This repository contains the source code for the following paper:

GRADE: Automatic Graph-Enhanced Coherence Metric for Evaluating Open-Domain Dialogue Systems
Lishan Huang, Zheng Ye, Jinghui Qin, Xiaodan Liang; EMNLP 2020

Model Overview



Create virtural environment (recommended):

conda create -n GRADE python=3.6
source activate GRADE

Install the required packages:

pip install -r requirements.txt

Install Texar locally:

cd texar-pytorch
pip install .

Note: Make sure that your environment has installed cuda 10.1.

Data Preparation

GRADE is trained on the DailyDialog Dataset proposed by (Li et al.,2017).

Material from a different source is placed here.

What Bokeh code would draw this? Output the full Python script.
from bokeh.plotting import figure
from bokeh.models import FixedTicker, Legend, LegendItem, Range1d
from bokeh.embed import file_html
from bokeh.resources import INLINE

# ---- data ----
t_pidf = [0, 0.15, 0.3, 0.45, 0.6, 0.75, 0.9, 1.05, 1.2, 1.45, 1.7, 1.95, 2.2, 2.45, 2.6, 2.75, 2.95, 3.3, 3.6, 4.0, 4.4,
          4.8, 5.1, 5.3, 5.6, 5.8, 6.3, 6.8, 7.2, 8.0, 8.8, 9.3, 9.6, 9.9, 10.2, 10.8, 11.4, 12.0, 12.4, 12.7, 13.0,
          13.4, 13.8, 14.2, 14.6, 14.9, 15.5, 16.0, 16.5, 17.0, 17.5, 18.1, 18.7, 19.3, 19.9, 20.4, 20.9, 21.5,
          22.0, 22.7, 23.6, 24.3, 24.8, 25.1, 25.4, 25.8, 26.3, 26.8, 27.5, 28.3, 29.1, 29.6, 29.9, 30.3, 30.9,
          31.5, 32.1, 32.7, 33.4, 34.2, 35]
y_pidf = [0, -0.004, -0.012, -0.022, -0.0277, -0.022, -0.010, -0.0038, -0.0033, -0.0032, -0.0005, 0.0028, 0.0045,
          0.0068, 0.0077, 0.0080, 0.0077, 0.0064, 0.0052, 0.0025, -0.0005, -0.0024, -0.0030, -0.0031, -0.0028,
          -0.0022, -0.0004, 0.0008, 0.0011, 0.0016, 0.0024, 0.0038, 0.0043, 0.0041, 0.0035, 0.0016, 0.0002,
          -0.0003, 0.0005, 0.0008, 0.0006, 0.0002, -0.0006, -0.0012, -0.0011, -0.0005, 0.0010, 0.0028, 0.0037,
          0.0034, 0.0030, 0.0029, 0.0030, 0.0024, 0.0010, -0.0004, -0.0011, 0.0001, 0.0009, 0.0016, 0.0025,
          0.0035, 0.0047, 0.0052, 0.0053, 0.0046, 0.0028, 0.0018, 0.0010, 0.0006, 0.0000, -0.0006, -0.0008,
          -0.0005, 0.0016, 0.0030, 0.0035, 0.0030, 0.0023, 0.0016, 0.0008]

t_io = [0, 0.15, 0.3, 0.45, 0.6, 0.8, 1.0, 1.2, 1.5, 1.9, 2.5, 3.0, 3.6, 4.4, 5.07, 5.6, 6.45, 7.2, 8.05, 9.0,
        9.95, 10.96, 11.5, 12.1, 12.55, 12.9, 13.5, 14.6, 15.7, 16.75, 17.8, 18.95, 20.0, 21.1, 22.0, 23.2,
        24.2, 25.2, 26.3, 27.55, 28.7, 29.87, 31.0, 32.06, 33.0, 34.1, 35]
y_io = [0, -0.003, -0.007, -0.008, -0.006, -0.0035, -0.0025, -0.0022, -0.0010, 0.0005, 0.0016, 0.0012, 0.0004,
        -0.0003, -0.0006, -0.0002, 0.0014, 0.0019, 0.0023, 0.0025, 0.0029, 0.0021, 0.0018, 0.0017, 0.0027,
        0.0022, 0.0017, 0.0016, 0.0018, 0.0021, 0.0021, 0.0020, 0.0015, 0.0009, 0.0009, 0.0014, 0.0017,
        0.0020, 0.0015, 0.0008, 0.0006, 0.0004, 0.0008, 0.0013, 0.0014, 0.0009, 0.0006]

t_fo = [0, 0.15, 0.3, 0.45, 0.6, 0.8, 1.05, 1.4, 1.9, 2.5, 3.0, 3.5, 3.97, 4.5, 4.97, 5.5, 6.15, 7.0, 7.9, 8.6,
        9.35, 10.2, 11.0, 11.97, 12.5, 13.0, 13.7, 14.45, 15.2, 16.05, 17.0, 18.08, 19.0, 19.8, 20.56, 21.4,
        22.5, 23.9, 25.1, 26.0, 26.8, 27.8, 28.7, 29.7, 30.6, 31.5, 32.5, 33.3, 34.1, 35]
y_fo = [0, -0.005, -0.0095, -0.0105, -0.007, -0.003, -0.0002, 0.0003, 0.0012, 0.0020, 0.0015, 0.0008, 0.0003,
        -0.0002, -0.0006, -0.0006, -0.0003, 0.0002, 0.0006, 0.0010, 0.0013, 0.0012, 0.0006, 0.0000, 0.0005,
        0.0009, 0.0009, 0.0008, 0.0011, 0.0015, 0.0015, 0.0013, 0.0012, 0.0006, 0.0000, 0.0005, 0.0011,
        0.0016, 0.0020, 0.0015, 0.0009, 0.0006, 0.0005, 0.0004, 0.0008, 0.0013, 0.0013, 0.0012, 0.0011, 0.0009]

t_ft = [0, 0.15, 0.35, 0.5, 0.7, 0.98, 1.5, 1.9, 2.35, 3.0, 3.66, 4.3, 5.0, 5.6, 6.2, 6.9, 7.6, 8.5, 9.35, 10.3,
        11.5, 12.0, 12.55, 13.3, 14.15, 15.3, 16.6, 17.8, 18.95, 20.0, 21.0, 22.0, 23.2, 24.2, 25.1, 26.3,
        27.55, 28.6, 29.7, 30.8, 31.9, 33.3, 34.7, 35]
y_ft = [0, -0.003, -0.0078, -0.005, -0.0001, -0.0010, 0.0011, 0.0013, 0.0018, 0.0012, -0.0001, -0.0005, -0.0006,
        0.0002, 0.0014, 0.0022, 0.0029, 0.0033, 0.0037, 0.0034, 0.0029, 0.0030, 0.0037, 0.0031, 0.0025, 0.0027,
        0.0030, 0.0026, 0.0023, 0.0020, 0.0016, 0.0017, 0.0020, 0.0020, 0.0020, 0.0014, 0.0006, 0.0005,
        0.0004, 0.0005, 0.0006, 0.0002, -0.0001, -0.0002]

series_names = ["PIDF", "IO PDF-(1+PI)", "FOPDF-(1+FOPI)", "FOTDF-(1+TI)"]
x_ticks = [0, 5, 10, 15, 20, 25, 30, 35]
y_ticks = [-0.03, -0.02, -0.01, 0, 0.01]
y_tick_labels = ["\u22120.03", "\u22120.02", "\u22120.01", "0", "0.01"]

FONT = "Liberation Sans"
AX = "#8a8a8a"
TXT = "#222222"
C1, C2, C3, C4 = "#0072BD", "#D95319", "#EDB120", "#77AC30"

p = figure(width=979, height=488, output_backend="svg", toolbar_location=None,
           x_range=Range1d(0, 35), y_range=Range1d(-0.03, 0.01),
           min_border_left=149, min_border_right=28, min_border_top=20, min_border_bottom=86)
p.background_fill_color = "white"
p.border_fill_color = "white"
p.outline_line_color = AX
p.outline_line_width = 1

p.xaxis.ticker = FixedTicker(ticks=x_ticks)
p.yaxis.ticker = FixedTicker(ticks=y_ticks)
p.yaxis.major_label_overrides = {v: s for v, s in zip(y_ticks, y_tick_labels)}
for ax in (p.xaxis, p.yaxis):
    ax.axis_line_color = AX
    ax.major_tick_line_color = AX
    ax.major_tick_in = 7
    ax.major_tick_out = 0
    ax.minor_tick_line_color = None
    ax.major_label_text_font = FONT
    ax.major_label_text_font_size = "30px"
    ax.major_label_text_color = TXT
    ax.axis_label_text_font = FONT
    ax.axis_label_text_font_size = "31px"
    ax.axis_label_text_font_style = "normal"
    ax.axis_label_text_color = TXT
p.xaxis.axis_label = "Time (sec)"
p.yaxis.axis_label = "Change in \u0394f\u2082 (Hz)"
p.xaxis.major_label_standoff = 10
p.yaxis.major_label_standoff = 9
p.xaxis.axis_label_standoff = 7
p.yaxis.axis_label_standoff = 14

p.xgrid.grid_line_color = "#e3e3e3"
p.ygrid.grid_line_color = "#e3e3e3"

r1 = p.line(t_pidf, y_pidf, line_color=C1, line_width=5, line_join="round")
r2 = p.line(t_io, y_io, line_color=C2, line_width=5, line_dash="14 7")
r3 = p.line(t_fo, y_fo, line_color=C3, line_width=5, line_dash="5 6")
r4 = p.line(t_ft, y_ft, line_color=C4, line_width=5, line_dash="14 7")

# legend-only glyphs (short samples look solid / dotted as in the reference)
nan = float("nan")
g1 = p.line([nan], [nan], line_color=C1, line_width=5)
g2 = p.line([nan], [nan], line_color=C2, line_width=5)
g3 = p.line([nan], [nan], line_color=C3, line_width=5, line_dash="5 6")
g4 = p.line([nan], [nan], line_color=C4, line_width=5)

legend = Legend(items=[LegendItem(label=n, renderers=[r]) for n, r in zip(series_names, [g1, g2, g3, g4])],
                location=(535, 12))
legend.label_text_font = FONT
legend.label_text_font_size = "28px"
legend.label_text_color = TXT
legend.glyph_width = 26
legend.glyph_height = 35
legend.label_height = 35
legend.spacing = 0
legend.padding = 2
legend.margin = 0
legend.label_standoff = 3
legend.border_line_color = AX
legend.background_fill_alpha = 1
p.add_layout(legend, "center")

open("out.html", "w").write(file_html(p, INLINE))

For convenience, we provide the processed data of DailyDialog. And you should also download it and unzip into the data directory. And you should also download tools and unzip it into the root directory of this repo.

If you wanna prepare the training data from scratch, please follow the steps:

  1. Install Lucene;
  2. Run the preprocessing script:
cd ./script
bash preprocess_training_dataset.sh


To train GRADE, please run the following script:

cd ./script
bash train.sh

Note that the checkpoint of our final GRADE is provided. You could download it and unzip into the root directory.

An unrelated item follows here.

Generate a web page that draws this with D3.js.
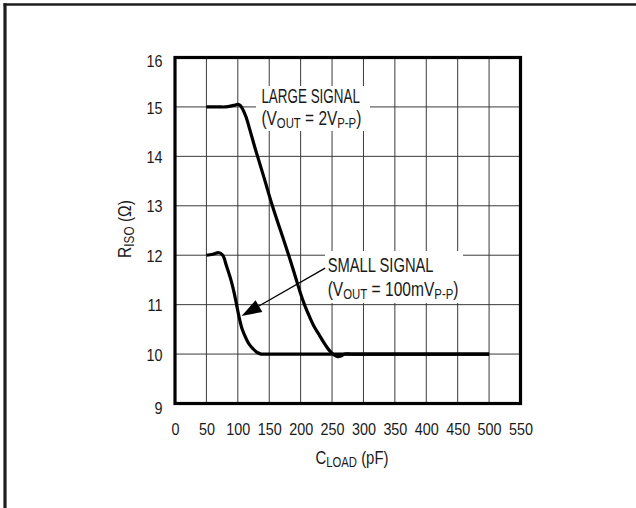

We evaluate GRADE and other baseline metrics on three chit-chat datasets (DailyDialog, ConvAI2 and EmpatheticDialogues). The corresponding evaluation data in the evaluation directory has the following file structure:

└── evaluation
    └── eval_data
    |       └── DIALOG_MODEL_NAME
    |           └── human_ctx.txt
    |           └── human_hyp.txt
    └── human_score
        |   └── DIALOG_MODEL_NAME
        |       └── human_score.txt
        └── human_judgement.json

Note: the entire human judgement data we proposed for metric evaluation is in human_judgement.json.

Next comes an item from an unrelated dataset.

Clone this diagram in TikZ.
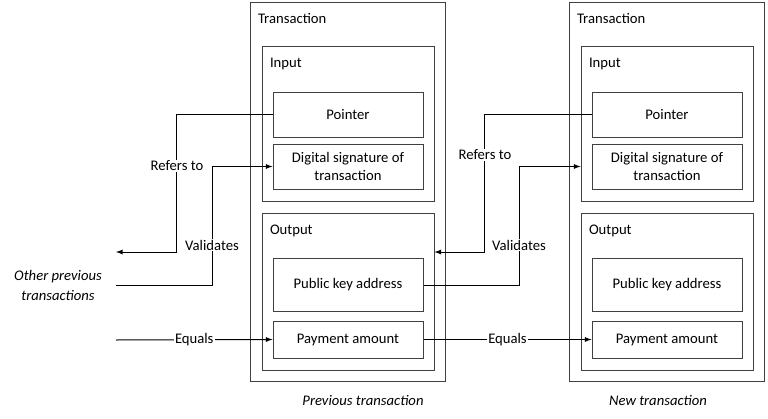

To evaluate GRADE, please run the following script:

cd ./script
bash eval.sh


To use GRADE on your own dialog dataset:

  1. Put the whole dataset (raw data) into ./preprocess/dataset;
  2. Update the function load_dataset in ./preprocess/extract_keywords.py for loading the dataset;
  3. Prepare the context-response data that you want to evaluate and convert it into the following format:
└── evaluation
    └── eval_data
            └── YOUR_DIALOG_MODEL_NAME
                ├── human_ctx.txt
                └── human_hyp.txt
  1. Run the following script to evaluate the context-response data with GRADE:
cd ./script
bash inference.sh
  1. Lastly, the scores given by GRADE can be found as below:
└── evaluation
    └── infer_result
            └── YOUR_DIALOG_MODEL_NAME
                ├── non_reduced_results.json
                └── reduced_results.json